There must be something energetic happening around the old dorm halls, as right next door to Mays Hall sits Griffith Hall, another reportedly haunted building on campus. Unlike the scarce tales of ghosts from Mays Hall, residents from Griffith Hall have many reoccurring tales of spooky happenings. Residents of this hall claim that the tortured ghost of a former resident assistant, who leapt to her death from a third-floor window after playing with a Ouija Board, creates havoc on a nightly basis for them. Reports include shower lights flickering at the same time of her death on a nightly basis, a girl in tattered clothing sometimes appearing at the end of the hall but vanishing before students can take a second look and residents in the south wing of the building hearing running footsteps at approximately 2 a.m. every night.
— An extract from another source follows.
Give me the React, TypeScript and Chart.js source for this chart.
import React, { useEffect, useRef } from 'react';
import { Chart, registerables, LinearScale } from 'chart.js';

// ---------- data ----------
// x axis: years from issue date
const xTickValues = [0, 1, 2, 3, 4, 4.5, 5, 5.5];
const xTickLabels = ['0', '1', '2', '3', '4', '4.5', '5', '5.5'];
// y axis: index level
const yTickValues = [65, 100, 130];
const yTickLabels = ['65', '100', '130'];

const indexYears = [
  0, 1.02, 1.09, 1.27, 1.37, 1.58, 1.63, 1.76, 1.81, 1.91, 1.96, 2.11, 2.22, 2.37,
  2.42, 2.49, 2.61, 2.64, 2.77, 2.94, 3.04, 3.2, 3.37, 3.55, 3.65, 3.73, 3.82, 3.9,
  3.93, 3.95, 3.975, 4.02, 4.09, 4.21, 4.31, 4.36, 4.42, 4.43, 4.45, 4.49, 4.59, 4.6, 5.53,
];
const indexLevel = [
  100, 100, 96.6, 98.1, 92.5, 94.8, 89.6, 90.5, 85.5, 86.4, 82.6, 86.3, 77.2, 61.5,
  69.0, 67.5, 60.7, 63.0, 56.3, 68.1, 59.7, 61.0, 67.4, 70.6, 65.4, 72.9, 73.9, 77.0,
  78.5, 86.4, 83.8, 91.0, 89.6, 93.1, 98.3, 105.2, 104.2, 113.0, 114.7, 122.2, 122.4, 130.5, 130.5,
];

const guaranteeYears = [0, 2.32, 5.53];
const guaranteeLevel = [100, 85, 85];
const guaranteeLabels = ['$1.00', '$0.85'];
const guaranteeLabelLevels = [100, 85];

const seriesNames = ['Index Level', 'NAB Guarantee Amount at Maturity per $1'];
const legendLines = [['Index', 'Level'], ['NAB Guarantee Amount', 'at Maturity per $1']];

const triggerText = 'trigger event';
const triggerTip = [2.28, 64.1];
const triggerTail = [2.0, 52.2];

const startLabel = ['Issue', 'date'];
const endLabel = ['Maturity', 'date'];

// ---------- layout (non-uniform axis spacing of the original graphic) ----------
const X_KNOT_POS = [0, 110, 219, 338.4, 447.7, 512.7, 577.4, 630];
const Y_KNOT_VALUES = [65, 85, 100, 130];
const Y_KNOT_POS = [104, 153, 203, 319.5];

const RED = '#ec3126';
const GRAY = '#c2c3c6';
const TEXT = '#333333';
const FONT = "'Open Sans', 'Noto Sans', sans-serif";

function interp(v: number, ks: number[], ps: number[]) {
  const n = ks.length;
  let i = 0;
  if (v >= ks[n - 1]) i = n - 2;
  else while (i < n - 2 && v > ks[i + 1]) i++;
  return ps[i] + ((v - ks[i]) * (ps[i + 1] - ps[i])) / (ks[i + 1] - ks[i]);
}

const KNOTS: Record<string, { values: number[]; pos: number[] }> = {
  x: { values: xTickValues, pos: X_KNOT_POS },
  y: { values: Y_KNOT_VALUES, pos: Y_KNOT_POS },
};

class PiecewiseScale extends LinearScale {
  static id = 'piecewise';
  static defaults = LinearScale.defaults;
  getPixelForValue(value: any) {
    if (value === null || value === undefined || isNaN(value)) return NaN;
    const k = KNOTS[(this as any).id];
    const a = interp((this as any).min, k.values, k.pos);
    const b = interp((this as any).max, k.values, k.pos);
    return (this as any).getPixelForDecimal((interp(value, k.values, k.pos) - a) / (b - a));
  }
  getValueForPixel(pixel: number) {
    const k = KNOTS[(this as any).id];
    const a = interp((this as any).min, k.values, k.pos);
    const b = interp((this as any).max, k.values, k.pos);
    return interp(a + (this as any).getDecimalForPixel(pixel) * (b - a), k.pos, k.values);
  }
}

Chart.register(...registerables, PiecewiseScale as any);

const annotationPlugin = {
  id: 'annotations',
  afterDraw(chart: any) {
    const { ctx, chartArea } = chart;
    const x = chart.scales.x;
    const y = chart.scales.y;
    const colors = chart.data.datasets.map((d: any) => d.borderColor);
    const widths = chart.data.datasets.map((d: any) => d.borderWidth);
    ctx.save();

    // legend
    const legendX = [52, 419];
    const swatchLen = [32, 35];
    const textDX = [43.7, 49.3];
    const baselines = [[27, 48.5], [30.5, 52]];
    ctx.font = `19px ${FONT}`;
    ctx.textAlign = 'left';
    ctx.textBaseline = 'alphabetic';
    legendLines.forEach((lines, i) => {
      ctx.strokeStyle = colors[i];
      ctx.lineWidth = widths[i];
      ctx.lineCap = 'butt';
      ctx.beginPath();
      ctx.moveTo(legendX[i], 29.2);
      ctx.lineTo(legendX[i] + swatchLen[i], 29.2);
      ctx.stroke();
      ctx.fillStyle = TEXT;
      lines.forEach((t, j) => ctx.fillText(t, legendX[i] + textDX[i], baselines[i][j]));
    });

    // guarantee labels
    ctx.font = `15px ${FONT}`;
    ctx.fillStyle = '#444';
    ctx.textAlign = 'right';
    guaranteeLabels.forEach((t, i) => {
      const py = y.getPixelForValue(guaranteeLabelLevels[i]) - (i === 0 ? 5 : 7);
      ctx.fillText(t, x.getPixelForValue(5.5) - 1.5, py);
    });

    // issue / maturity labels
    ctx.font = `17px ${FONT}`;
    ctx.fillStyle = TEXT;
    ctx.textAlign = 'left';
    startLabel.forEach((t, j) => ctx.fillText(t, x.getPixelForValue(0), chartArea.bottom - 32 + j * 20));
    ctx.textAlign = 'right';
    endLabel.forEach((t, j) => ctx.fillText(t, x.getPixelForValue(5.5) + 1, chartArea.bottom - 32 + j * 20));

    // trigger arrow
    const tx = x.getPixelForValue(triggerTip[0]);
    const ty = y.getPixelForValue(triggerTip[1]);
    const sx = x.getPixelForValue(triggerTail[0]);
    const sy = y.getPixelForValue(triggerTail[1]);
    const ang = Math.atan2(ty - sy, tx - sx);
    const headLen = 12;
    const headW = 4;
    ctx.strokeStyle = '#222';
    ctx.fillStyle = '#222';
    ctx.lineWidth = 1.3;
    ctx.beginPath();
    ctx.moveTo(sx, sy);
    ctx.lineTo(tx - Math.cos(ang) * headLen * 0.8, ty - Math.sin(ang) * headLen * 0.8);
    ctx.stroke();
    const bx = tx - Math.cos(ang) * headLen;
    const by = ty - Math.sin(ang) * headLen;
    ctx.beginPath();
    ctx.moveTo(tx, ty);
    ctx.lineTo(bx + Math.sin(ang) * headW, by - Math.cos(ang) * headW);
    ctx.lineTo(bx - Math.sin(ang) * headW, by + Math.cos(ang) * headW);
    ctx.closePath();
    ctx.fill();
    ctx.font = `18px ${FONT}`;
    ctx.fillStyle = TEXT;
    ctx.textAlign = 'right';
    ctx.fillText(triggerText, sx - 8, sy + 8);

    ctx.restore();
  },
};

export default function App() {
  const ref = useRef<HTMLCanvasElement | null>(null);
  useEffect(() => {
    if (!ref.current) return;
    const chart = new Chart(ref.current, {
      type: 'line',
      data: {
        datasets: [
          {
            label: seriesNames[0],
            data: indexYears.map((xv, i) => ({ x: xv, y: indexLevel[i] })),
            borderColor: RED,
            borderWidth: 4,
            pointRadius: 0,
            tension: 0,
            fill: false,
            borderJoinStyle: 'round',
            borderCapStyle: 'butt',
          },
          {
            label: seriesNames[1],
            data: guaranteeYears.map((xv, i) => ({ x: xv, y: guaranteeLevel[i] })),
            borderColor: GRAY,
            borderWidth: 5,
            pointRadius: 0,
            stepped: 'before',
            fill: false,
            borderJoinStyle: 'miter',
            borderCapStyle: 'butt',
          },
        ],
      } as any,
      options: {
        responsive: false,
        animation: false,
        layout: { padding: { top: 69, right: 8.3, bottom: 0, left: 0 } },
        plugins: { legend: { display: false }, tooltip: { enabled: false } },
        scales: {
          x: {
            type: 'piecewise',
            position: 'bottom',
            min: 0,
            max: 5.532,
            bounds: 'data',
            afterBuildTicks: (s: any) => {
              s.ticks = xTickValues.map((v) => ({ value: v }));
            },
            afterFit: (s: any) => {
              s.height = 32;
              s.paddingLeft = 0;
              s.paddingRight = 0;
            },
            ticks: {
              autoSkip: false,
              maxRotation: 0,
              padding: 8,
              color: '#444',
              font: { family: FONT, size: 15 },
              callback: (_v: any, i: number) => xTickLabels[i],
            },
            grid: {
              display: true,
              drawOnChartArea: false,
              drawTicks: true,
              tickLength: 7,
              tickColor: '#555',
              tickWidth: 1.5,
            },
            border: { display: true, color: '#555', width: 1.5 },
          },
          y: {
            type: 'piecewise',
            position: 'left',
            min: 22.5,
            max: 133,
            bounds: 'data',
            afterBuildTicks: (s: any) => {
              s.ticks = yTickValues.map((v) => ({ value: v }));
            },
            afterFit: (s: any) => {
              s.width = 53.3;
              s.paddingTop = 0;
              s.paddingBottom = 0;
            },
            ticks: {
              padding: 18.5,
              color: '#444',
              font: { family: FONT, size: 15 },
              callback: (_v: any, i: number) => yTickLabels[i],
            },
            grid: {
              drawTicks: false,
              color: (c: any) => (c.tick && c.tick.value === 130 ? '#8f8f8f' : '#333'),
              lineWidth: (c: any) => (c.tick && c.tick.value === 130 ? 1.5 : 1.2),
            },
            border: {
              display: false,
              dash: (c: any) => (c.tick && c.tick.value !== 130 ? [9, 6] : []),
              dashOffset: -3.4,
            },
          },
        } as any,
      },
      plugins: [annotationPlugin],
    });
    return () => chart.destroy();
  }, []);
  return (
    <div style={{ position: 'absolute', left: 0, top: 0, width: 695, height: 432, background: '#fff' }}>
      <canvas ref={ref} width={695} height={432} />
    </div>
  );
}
According to Bri Bell, a HerCampus writer, one resident claimed that she looked through the peephole of her door when she heard the rushing footsteps approaching, and although she did not see anything pass by, felt a rush of cold air under her door.

 

2. The Fredonia Hotel:

Built in 1952, the Fredonia Hotel was once a swank, modern establishment that all locals could be proud of. It brought a lot of attention back to the oldest town in Texas and has recently been reopened after renovations. As most paranormal lovers have heard, renovations can stir up some eerie activity. According to, KTRE-9, a local news station, a team of paranormal investigators stayed overnight at the Fredonia to see if they could capture evidence of the reported activity one year ago this October. They wanted to investigate reports from housekeepers, guests who have stayed at the Fredonia and even former employees concerning changes in the atmosphere and spooky sightings on different floors. Two popular floors for activity include the second floor, where “Happy Jack” has been witnessed, and the sixth floor where they’ve all had run-ins with an apparition. This past April there was even a paranormal convention at the hotel. The investigation didn’t appear to bring the phenomena to light, but perhaps the next guests will have better luck.

 

3. Cry Baby Creek:

Jack Creek is a stream running about 16 miles near Lufkin by FM 2497, but to the locals it is often referred to as “Cry Baby Creek.” The story goes that on a stormy night in the 1970s, a woman and her infant child were crossing the bridge over Jack Creek when, suddenly, the car veered off the slick bridge, sending the woman and her baby into the creek where they drowned to death. Legend has it that if you visit the creek at night, you can faintly hear the sounds of a baby’s cries in the distance. This purportedly doesn’t work if you walk the creek shores looking for something, but when you turn your back and walk the opposite direction, that is when one can hear the cries of an infant.